CQC commissioned to review use of restraint, seclusion and segregation for autistic people, and people with a learning disability and/or mental health condition.
NHS Digital have published their monthly data set, showing 2,060 children, young people and adults were in inpatient settings at the end of October 2020. There has been no decrease in the total number of individuals in inpatient services since September 2020. The average length of stay in inpatient settings remains 5.7 years.
Data published today shows children, young people and adults in inpatient units experienced 4,360 restrictive interventions in August 2020. This is a slight decrease from figures reported last month for July. However, the actual figure is likely to be much higher with serious under-reporting. Only 3 out of 15 independent providers and 27 out of 56 NHS providers reported data.

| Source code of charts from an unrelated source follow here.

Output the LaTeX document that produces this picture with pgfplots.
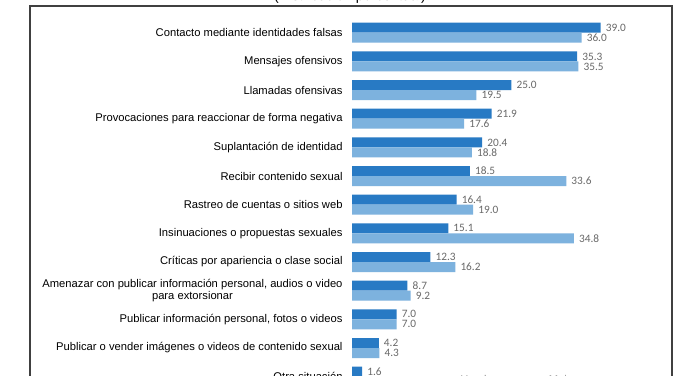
\documentclass[border=0pt]{standalone}
\usepackage{fontspec}
\setmainfont{Liberation Sans}
\newfontfamily\labelfont{Liberation Sans}
\newfontfamily\numfont{Carlito}
\usepackage{pgfplots}
\pgfplotsset{compat=1.18}
\definecolor{darkb}{RGB}{40,122,196}
\definecolor{lightb}{RGB}{125,178,222}
\definecolor{numgray}{RGB}{105,105,105}
\begin{document}
\begin{tikzpicture}
\useasboundingbox (0,0) rectangle (700pt,375pt);
\clip (0,0) rectangle (700pt,375pt);
\fill[white] (0,0) rectangle (700pt,375pt);
\draw[line width=1.3pt, black!75] (30pt,-20pt) |- (672pt,369pt) -- (672pt,-20pt);
\node[anchor=base, font=\fontsize{14}{16}\selectfont, inner sep=0pt] at (350pt,374pt) {(Distribución porcentual)};
\begin{axis}[
  at={(352pt,356.6pt)}, anchor=north west,
  scale only axis, width=318.85pt, height=372.6pt,
  xmin=0, xmax=50, ymin=-0.5, ymax=12.5, y dir=reverse,
  axis line style={draw=none}, tick style={draw=none},
  xtick=\empty, ytick={0,...,12},
  yticklabels={
    {Contacto mediante identidades falsas},
    {Mensajes ofensivos},
    {Llamadas ofensivas},
    {Provocaciones para reaccionar de forma negativa},
    {Suplantación de identidad},
    {Recibir contenido sexual},
    {Rastreo de cuentas o sitios web},
    {Insinuaciones o propuestas sexuales},
    {Críticas por apariencia o clase social},
    {Amenazar con publicar información personal, audios o video\\para extorsionar},
    {Publicar información personal, fotos o videos},
    {Publicar o vender imágenes o videos de contenido sexual},
    {Otra situación}},
  yticklabel style={font=\labelfont\fontsize{11.2}{12.3}\selectfont, align=center, inner sep=0pt, xshift=-5pt, text=black},
  xbar=0pt, bar width=10pt,
  /pgf/number format/assume math mode=true,
  nodes near coords={\pgfmathprintnumber[fixed,fixed zerofill,precision=1]{\pgfplotspointmeta}},
  point meta=x,
  every node near coord/.append style={font=\numfont\fontsize{11.3}{12}\selectfont, text=numgray, anchor=west, inner sep=0pt, xshift=5pt},
  clip=false,
  legend style={at={(0.527,0.052)}, anchor=north, draw=none, legend columns=2, font=\labelfont\fontsize{11.2}{12.3}\selectfont, text=black!45, /tikz/every even column/.append style={column sep=30pt}},
  legend image code/.code={\fill[#1] (0pt,-4pt) rectangle (9pt,4pt);},
]
\addplot[draw=none, fill=darkb, bar shift=5pt] coordinates {
(39.0,0) (35.3,1) (25.0,2) (21.9,3) (20.4,4) (18.5,5) (16.4,6) (15.1,7) (12.3,8) (8.7,9) (7.0,10) (4.2,11) (1.6,12)};
\addplot[draw=none, fill=lightb, bar shift=-5pt] coordinates {
(36.0,0) (35.5,1) (19.5,2) (17.6,3) (18.8,4) (33.6,5) (19.0,6) (34.8,7) (16.2,8) (9.2,9) (7.0,10) (4.3,11) (1.2,12)};
\legend{Hombres, Mujeres}
\end{axis}
\end{tikzpicture}
\end{document}
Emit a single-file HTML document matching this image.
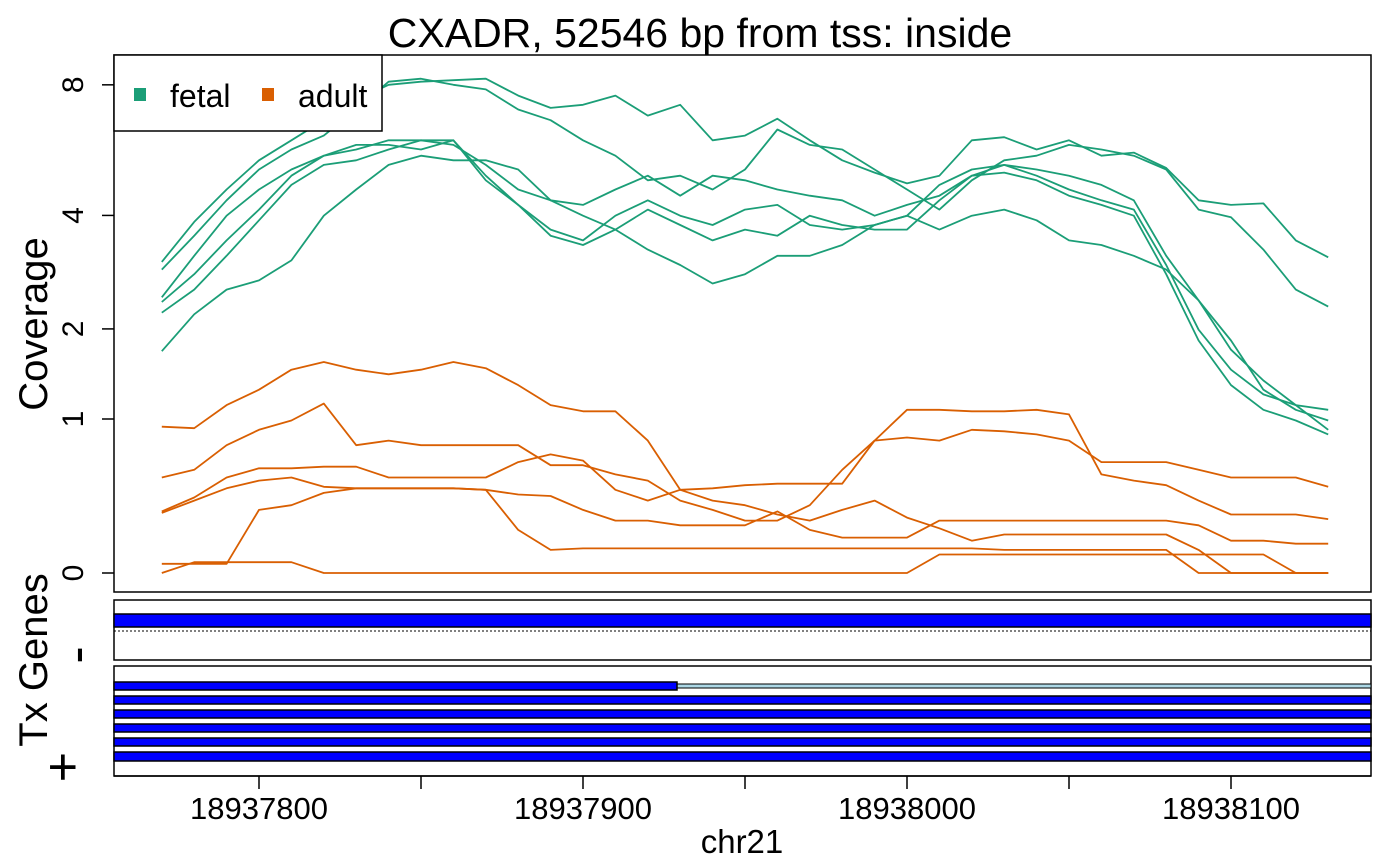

This data is published in National Safeguarding Adults Week which this year includes a focus on organisational and institutional abuse– referring to neglect and poor care practice in institutions or specific care setting. Today’s figures show that children, young people and adults with learning disabilities and/ or autism are at risk of experiencing restraint and seclusion in inpatient services, including prone restraint. Recently published reports, including by the Joint Committee on Human Rights and the CQC “Out of Sight- who cares?” report have highlighted the human rights abuses that are taking place in inpatient units and the systemic issues that remain.
Despite 9 years of a “Transforming Care” programme, the evidence of poor treatment of children and adults with learning disabilities and autism in inpatient units continues. The lived experience of individuals and families clearly demonstrates that care has not been transformed. Over 9 years after the Winterbourne View scandal the government has failed to take necessary action to provide appropriate, therapeutic and safe care and support for children and adults with learning disabilities and/ or autism close to home.
The issues and solutions are well understood – when will we see the necessary action?
Looking back and we are still waiting for care to be transformed.